PROBLEM DETAILS:
Can you transcribe every line exactly and leave the pictures behind?

GIVEN DATA:
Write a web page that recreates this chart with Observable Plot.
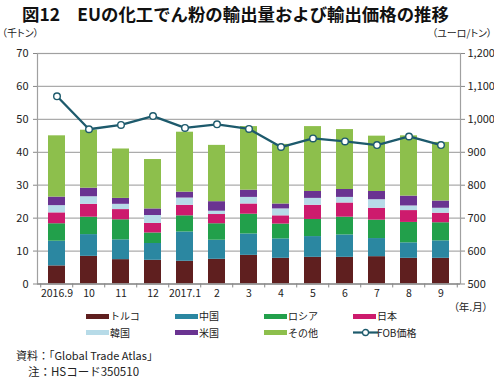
<!DOCTYPE html>
<html><head><meta charset="utf-8">
<script src="https://cdn.jsdelivr.net/npm/d3@7"></script>
<script src="https://cdn.jsdelivr.net/npm/@observablehq/plot@0.6"></script>
<style>
body{margin:0;background:#fff;font-family:"Noto Sans CJK JP","Noto Sans",sans-serif;color:#222}
#wrap{position:relative;width:494px;height:379px;overflow:hidden;background:#fff}
.abs{position:absolute;white-space:nowrap;z-index:2}
.palt{font-feature-settings:"palt"}
#chart{position:absolute;left:0;top:26px;z-index:1}
</style></head><body><div id="wrap"><div id="chart"></div></div>
<script>
const months = ["2016.9","10","11","12","2017.1","2","3","4","5","6","7","8","9"];
const seriesNames = ["トルコ","中国","ロシア","日本","韓国","米国","その他"];
const seriesColors = ["#5f1f1f","#2b87a1","#22a04b","#cd1b6d","#b7dbe8","#6a3391","#8dbf4c"];
const turkey = [5.5,8.4,7.4,7.2,6.9,7.5,8.7,7.8,8.1,8.1,8.3,7.8,7.8];
const china  = [7.5,6.6,6.0,5.1,8.9,5.8,6.5,5.9,6.3,6.8,5.5,4.7,5.3];
const russia = [5.3,5.3,6.1,3.2,4.9,5.0,6.0,4.5,5.2,5.4,5.6,6.2,5.5];
const japan  = [3.3,3.9,3.1,2.9,3.2,2.8,3.1,2.5,4.3,4.3,3.6,3.6,2.9];
const korea  = [2.2,2.3,1.6,2.4,2.2,1.0,2.0,2.1,2.1,1.7,2.6,1.4,1.5];
const usa    = [2.6,2.6,1.8,2.0,1.8,2.9,2.2,1.5,2.1,2.4,2.5,3.0,2.2];
const others = [18.6,17.6,15.0,15.0,18.2,17.1,19.3,18.1,19.7,18.2,16.8,18.3,17.8];
const fobPrice = [1070,970,983,1010,974,985,971,916,942,933,922,948,922];
const leftTicks = [0,10,20,30,40,50,60,70];
const rightTicks = [500,600,700,800,900,1000,1100,1200];
const lineName = "FOB価格";
const lineColor = "#1d5a6c";

const seriesValues = [turkey, china, russia, japan, korea, usa, others];
const tidy = [];
seriesNames.forEach((s, k) => months.forEach((m, i) => tidy.push({month: m, series: s, value: seriesValues[k][i]})));

const yMax = leftTicks[leftTicks.length - 1];
const pMin = rightTicks[0], pMax = rightTicks[rightTicks.length - 1];
const priceToY = p => (p - pMin) / (pMax - pMin) * yMax;

const W = 494, H = 279, ML = 37, MR = 34, MT = 27, MB = 21.5;
const step = (W - ML - MR) / months.length;
const font = '"Noto Sans CJK JP","Noto Sans",sans-serif';

const chart = Plot.plot({
  width: W, height: H,
  marginLeft: ML, marginRight: MR, marginTop: MT, marginBottom: MB,
  style: {fontFamily: font, fontSize: "11px", color: "#222", background: "transparent"},
  x: {type: "band", domain: months, paddingInner: 0.46, paddingOuter: 0.23, axis: null},
  y: {domain: [0, yMax], axis: null},
  color: {domain: seriesNames, range: seriesColors},
  marks: [
    Plot.gridY(leftTicks, {stroke: "#ababab", strokeOpacity: 1, strokeWidth: 1.2}),
    Plot.barY(tidy, {x: "month", y: "value", fill: "series", order: null}),
    Plot.frame({stroke: "#a0a0a0", strokeWidth: 1.2}),
    Plot.ruleY([0], {stroke: "#888", strokeWidth: 1.2}),
    Plot.ruleX(months, {x: d => d, dx: -step / 2, y1: 0, y2: -1.2, stroke: "#888"}),
    Plot.ruleX(months.slice(-1), {x: d => d, dx: step / 2, y1: 0, y2: -1.2, stroke: "#888"}),
    Plot.axisY(leftTicks, {anchor: "left", tickSize: 4, tickPadding: 5, stroke: "#888", fontSize: 11, label: null, tickFormat: d => d}),
    Plot.axisY(leftTicks, {anchor: "right", tickSize: 4, tickPadding: 3, stroke: "#888", fontSize: 11, label: null,
      tickFormat: d => d3.format(",")(rightTicks[leftTicks.indexOf(d)])}),
    Plot.axisX({tickSize: 0, tickPadding: 6, fontSize: 10.5, label: null}),
    Plot.line(months, {x: d => d, y: (d, i) => priceToY(fobPrice[i]), stroke: lineColor, strokeWidth: 2.3}),
    Plot.dot(months, {x: d => d, y: (d, i) => priceToY(fobPrice[i]), r: 3.3, fill: "white", stroke: lineColor, strokeWidth: 1.4})
  ]
});
document.getElementById("chart").appendChild(chart);

const wrap = document.getElementById("wrap");
function addText(txt, css, cls) {
  const d = document.createElement("div");
  d.className = "abs" + (cls ? " " + cls : "");
  d.textContent = txt;
  Object.assign(d.style, css);
  wrap.appendChild(d);
  return d;
}
addText("図12　EUの化工でん粉の輸出量および輸出価格の推移", {left: "22px", top: "2px", fontSize: "17.4px", fontWeight: "bold", lineHeight: "24px", color: "#111"});
addText("（千トン）", {left: "2px", top: "26px", fontSize: "10px", lineHeight: "14px"}, "palt");
addText("（ユーロ/トン）", {right: "2px", top: "26px", fontSize: "10px", lineHeight: "14px"}, "palt");
addText("（年.月）", {right: "6px", top: "300px", fontSize: "10.5px", lineHeight: "14px"}, "palt");

// legend
const legendItems = seriesNames.map((s, i) => ({name: s, color: seriesColors[i], type: "bar"}));
legendItems.push({name: lineName, color: lineColor, type: "line"});
const colX = [86, 175, 264, 353];
const rowY = [316, 332.5];
legendItems.forEach((it, i) => {
  const cx = colX[i % 4], cy = rowY[Math.floor(i / 4)];
  const sw = document.createElement("div");
  sw.className = "abs";
  if (it.type === "bar") {
    Object.assign(sw.style, {left: cx + "px", top: (cy - 2.5) + "px", width: "23px", height: "5px", background: it.color});
  } else {
    sw.innerHTML = `<svg width="25" height="9"><line x1="0" y1="4.5" x2="25" y2="4.5" stroke="${it.color}" stroke-width="2.2"/><circle cx="12.5" cy="4.5" r="3" fill="white" stroke="${it.color}" stroke-width="1.3"/></svg>`;
    Object.assign(sw.style, {left: cx + "px", top: (cy - 4.5) + "px", width: "25px", height: "9px", lineHeight: "0"});
  }
  wrap.appendChild(sw);
  addText(it.name, {left: (cx + 24) + "px", top: (cy - 7) + "px", fontSize: "10px", lineHeight: "14px"});
});

addText("資料：「Global Trade Atlas」", {left: "16px", top: "348px", fontSize: "11px", lineHeight: "15px"});
addText("注：HSコード350510", {left: "28px", top: "365px", fontSize: "11.5px", lineHeight: "13px"});
</script></body></html>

WRITTEN SOLUTION:
Write a web page that recreates this chart with Observable Plot.
<!DOCTYPE html>
<html><head><meta charset="utf-8">
<script src="https://cdn.jsdelivr.net/npm/d3@7"></script>
<script src="https://cdn.jsdelivr.net/npm/@observablehq/plot@0.6"></script>
<style>
body{margin:0;background:#fff;font-family:"Noto Sans CJK JP","Noto Sans",sans-serif;color:#222}
#wrap{position:relative;width:494px;height:379px;overflow:hidden;background:#fff}
.abs{position:absolute;white-space:nowrap;z-index:2}
.palt{font-feature-settings:"palt"}
#chart{position:absolute;left:0;top:26px;z-index:1}
</style></head><body><div id="wrap"><div id="chart"></div></div>
<script>
const months = ["2016.9","10","11","12","2017.1","2","3","4","5","6","7","8","9"];
const seriesNames = ["トルコ","中国","ロシア","日本","韓国","米国","その他"];
const seriesColors = ["#5f1f1f","#2b87a1","#22a04b","#cd1b6d","#b7dbe8","#6a3391","#8dbf4c"];
const turkey = [5.5,8.4,7.4,7.2,6.9,7.5,8.7,7.8,8.1,8.1,8.3,7.8,7.8];
const china  = [7.5,6.6,6.0,5.1,8.9,5.8,6.5,5.9,6.3,6.8,5.5,4.7,5.3];
const russia = [5.3,5.3,6.1,3.2,4.9,5.0,6.0,4.5,5.2,5.4,5.6,6.2,5.5];
const japan  = [3.3,3.9,3.1,2.9,3.2,2.8,3.1,2.5,4.3,4.3,3.6,3.6,2.9];
const korea  = [2.2,2.3,1.6,2.4,2.2,1.0,2.0,2.1,2.1,1.7,2.6,1.4,1.5];
const usa    = [2.6,2.6,1.8,2.0,1.8,2.9,2.2,1.5,2.1,2.4,2.5,3.0,2.2];
const others = [18.6,17.6,15.0,15.0,18.2,17.1,19.3,18.1,19.7,18.2,16.8,18.3,17.8];
const fobPrice = [1070,970,983,1010,974,985,971,916,942,933,922,948,922];
const leftTicks = [0,10,20,30,40,50,60,70];
const rightTicks = [500,600,700,800,900,1000,1100,1200];
const lineName = "FOB価格";
const lineColor = "#1d5a6c";

const seriesValues = [turkey, china, russia, japan, korea, usa, others];
const tidy = [];
seriesNames.forEach((s, k) => months.forEach((m, i) => tidy.push({month: m, series: s, value: seriesValues[k][i]})));

const yMax = leftTicks[leftTicks.length - 1];
const pMin = rightTicks[0], pMax = rightTicks[rightTicks.length - 1];
const priceToY = p => (p - pMin) / (pMax - pMin) * yMax;

const W = 494, H = 279, ML = 37, MR = 34, MT = 27, MB = 21.5;
const step = (W - ML - MR) / months.length;
const font = '"Noto Sans CJK JP","Noto Sans",sans-serif';

const chart = Plot.plot({
  width: W, height: H,
  marginLeft: ML, marginRight: MR, marginTop: MT, marginBottom: MB,
  style: {fontFamily: font, fontSize: "11px", color: "#222", background: "transparent"},
  x: {type: "band", domain: months, paddingInner: 0.46, paddingOuter: 0.23, axis: null},
  y: {domain: [0, yMax], axis: null},
  color: {domain: seriesNames, range: seriesColors},
  marks: [
    Plot.gridY(leftTicks, {stroke: "#ababab", strokeOpacity: 1, strokeWidth: 1.2}),
    Plot.barY(tidy, {x: "month", y: "value", fill: "series", order: null}),
    Plot.frame({stroke: "#a0a0a0", strokeWidth: 1.2}),
    Plot.ruleY([0], {stroke: "#888", strokeWidth: 1.2}),
    Plot.ruleX(months, {x: d => d, dx: -step / 2, y1: 0, y2: -1.2, stroke: "#888"}),
    Plot.ruleX(months.slice(-1), {x: d => d, dx: step / 2, y1: 0, y2: -1.2, stroke: "#888"}),
    Plot.axisY(leftTicks, {anchor: "left", tickSize: 4, tickPadding: 5, stroke: "#888", fontSize: 11, label: null, tickFormat: d => d}),
    Plot.axisY(leftTicks, {anchor: "right", tickSize: 4, tickPadding: 3, stroke: "#888", fontSize: 11, label: null,
      tickFormat: d => d3.format(",")(rightTicks[leftTicks.indexOf(d)])}),
    Plot.axisX({tickSize: 0, tickPadding: 6, fontSize: 10.5, label: null}),
    Plot.line(months, {x: d => d, y: (d, i) => priceToY(fobPrice[i]), stroke: lineColor, strokeWidth: 2.3}),
    Plot.dot(months, {x: d => d, y: (d, i) => priceToY(fobPrice[i]), r: 3.3, fill: "white", stroke: lineColor, strokeWidth: 1.4})
  ]
});
document.getElementById("chart").appendChild(chart);

const wrap = document.getElementById("wrap");
function addText(txt, css, cls) {
  const d = document.createElement("div");
  d.className = "abs" + (cls ? " " + cls : "");
  d.textContent = txt;
  Object.assign(d.style, css);
  wrap.appendChild(d);
  return d;
}
addText("図12　EUの化工でん粉の輸出量および輸出価格の推移", {left: "22px", top: "2px", fontSize: "17.4px", fontWeight: "bold", lineHeight: "24px", color: "#111"});
addText("（千トン）", {left: "2px", top: "26px", fontSize: "10px", lineHeight: "14px"}, "palt");
addText("（ユーロ/トン）", {right: "2px", top: "26px", fontSize: "10px", lineHeight: "14px"}, "palt");
addText("（年.月）", {right: "6px", top: "300px", fontSize: "10.5px", lineHeight: "14px"}, "palt");

// legend
const legendItems = seriesNames.map((s, i) => ({name: s, color: seriesColors[i], type: "bar"}));
legendItems.push({name: lineName, color: lineColor, type: "line"});
const colX = [86, 175, 264, 353];
const rowY = [316, 332.5];
legendItems.forEach((it, i) => {
  const cx = colX[i % 4], cy = rowY[Math.floor(i / 4)];
  const sw = document.createElement("div");
  sw.className = "abs";
  if (it.type === "bar") {
    Object.assign(sw.style, {left: cx + "px", top: (cy - 2.5) + "px", width: "23px", height: "5px", background: it.color});
  } else {
    sw.innerHTML = `<svg width="25" height="9"><line x1="0" y1="4.5" x2="25" y2="4.5" stroke="${it.color}" stroke-width="2.2"/><circle cx="12.5" cy="4.5" r="3" fill="white" stroke="${it.color}" stroke-width="1.3"/></svg>`;
    Object.assign(sw.style, {left: cx + "px", top: (cy - 4.5) + "px", width: "25px", height: "9px", lineHeight: "0"});
  }
  wrap.appendChild(sw);
  addText(it.name, {left: (cx + 24) + "px", top: (cy - 7) + "px", fontSize: "10px", lineHeight: "14px"});
});

addText("資料：「Global Trade Atlas」", {left: "16px", top: "348px", fontSize: "11px", lineHeight: "15px"});
addText("注：HSコード350510", {left: "28px", top: "365px", fontSize: "11.5px", lineHeight: "13px"});
</script></body></html>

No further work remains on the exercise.